Copy the data that follows, character for character, minus the pictures.

### STORED DATA
#####

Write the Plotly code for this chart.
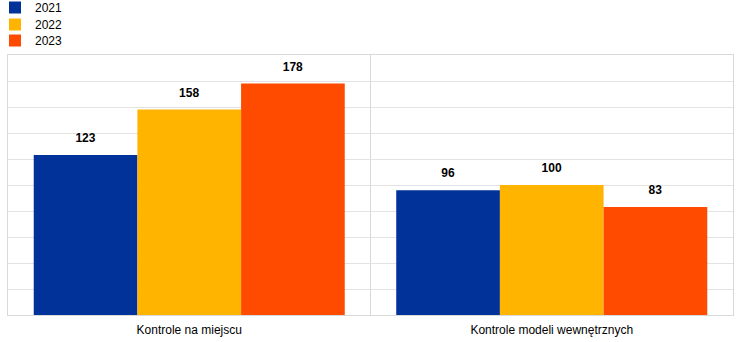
import plotly.graph_objects as go

categories = ["Kontrole na miejscu", "Kontrole modeli wewnętrznych"]
series_names = ["2021", "2022", "2023"]
values_2021 = [123, 96]
values_2022 = [158, 100]
values_2023 = [178, 83]
colors = ["#003299", "#FFB400", "#FF4B00"]

W, H = 744, 342
ML, MR, MT, MB = 8, 11, 55, 27
PW, PH = W - ML - MR, H - MT - MB
YMAX = 200
LABEL_GAP_PX = 7
legend_centers = [7, 24, 40]
legend_ids = ["legend", "legend2", "legend3"]

label_pad = LABEL_GAP_PX * YMAX / PH

fig = go.Figure()
for name, vals, col, lid in zip(series_names, [values_2021, values_2022, values_2023], colors, legend_ids):
    fig.add_trace(go.Bar(
        name=name, x=categories, y=vals, legend=lid, offsetgroup=name,
        marker=dict(color=col, line=dict(width=0)), hoverinfo="x+y+name",
    ))
    # transparent spacer carrying the data label slightly above the bar
    fig.add_trace(go.Bar(
        name=name, x=categories, y=[label_pad] * len(vals), base=vals,
        offsetgroup=name, showlegend=False, hoverinfo="skip",
        marker=dict(color="rgba(0,0,0,0)", line=dict(width=0)),
        text=[f"<b>{v}</b>" for v in vals], textposition="outside",
        textfont=dict(family="Liberation Sans, Arial", size=12, color="#000000"),
        cliponaxis=False,
    ))

legend_layout = {}
for lid, c in zip(legend_ids, legend_centers):
    top_px = c - 14
    legend_layout[lid] = dict(
        orientation="v", x=(-5 - ML) / PW, y=(H - MB - top_px) / PH,
        xref="paper", yref="paper",
        xanchor="left", yanchor="top", font=dict(size=12), itemwidth=30,
        bgcolor="rgba(0,0,0,0)")

fig.update_layout(
    width=W, height=H,
    margin=dict(l=ML, r=MR, t=MT, b=MB, autoexpand=False),
    barmode="group", bargap=0.142, bargroupgap=0,
    plot_bgcolor="white", paper_bgcolor="white",
    font=dict(family="Liberation Sans, Arial", size=12, color="#000000"),
    showlegend=True,
    xaxis=dict(showline=True, linecolor="#d9d9d9", linewidth=1, mirror=True,
               showgrid=False, ticks="", tickfont=dict(size=12),
               ticklabelstandoff=4),
    yaxis=dict(range=[0, YMAX], dtick=20, showgrid=True, gridcolor="#e3e3e3",
               gridwidth=1, showticklabels=False, zeroline=False,
               showline=True, linecolor="#d9d9d9", mirror=True),
    shapes=[dict(type="line", xref="x", yref="paper", x0=0.5, x1=0.5, y0=0, y1=1,
                 line=dict(color="#d9d9d9", width=1), layer="below")],
    **legend_layout,
)

fig.write_html("out.html")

#####

### RESULT OF THIS EXERCISE
Write the Plotly code for this chart.
import plotly.graph_objects as go

categories = ["Kontrole na miejscu", "Kontrole modeli wewnętrznych"]
series_names = ["2021", "2022", "2023"]
values_2021 = [123, 96]
values_2022 = [158, 100]
values_2023 = [178, 83]
colors = ["#003299", "#FFB400", "#FF4B00"]

W, H = 744, 342
ML, MR, MT, MB = 8, 11, 55, 27
PW, PH = W - ML - MR, H - MT - MB
YMAX = 200
LABEL_GAP_PX = 7
legend_centers = [7, 24, 40]
legend_ids = ["legend", "legend2", "legend3"]

label_pad = LABEL_GAP_PX * YMAX / PH

fig = go.Figure()
for name, vals, col, lid in zip(series_names, [values_2021, values_2022, values_2023], colors, legend_ids):
    fig.add_trace(go.Bar(
        name=name, x=categories, y=vals, legend=lid, offsetgroup=name,
        marker=dict(color=col, line=dict(width=0)), hoverinfo="x+y+name",
    ))
    # transparent spacer carrying the data label slightly above the bar
    fig.add_trace(go.Bar(
        name=name, x=categories, y=[label_pad] * len(vals), base=vals,
        offsetgroup=name, showlegend=False, hoverinfo="skip",
        marker=dict(color="rgba(0,0,0,0)", line=dict(width=0)),
        text=[f"<b>{v}</b>" for v in vals], textposition="outside",
        textfont=dict(family="Liberation Sans, Arial", size=12, color="#000000"),
        cliponaxis=False,
    ))

legend_layout = {}
for lid, c in zip(legend_ids, legend_centers):
    top_px = c - 14
    legend_layout[lid] = dict(
        orientation="v", x=(-5 - ML) / PW, y=(H - MB - top_px) / PH,
        xref="paper", yref="paper",
        xanchor="left", yanchor="top", font=dict(size=12), itemwidth=30,
        bgcolor="rgba(0,0,0,0)")

fig.update_layout(
    width=W, height=H,
    margin=dict(l=ML, r=MR, t=MT, b=MB, autoexpand=False),
    barmode="group", bargap=0.142, bargroupgap=0,
    plot_bgcolor="white", paper_bgcolor="white",
    font=dict(family="Liberation Sans, Arial", size=12, color="#000000"),
    showlegend=True,
    xaxis=dict(showline=True, linecolor="#d9d9d9", linewidth=1, mirror=True,
               showgrid=False, ticks="", tickfont=dict(size=12),
               ticklabelstandoff=4),
    yaxis=dict(range=[0, YMAX], dtick=20, showgrid=True, gridcolor="#e3e3e3",
               gridwidth=1, showticklabels=False, zeroline=False,
               showline=True, linecolor="#d9d9d9", mirror=True),
    shapes=[dict(type="line", xref="x", yref="paper", x0=0.5, x1=0.5, y0=0, y1=1,
                 line=dict(color="#d9d9d9", width=1), layer="below")],
    **legend_layout,
)

fig.write_html("out.html")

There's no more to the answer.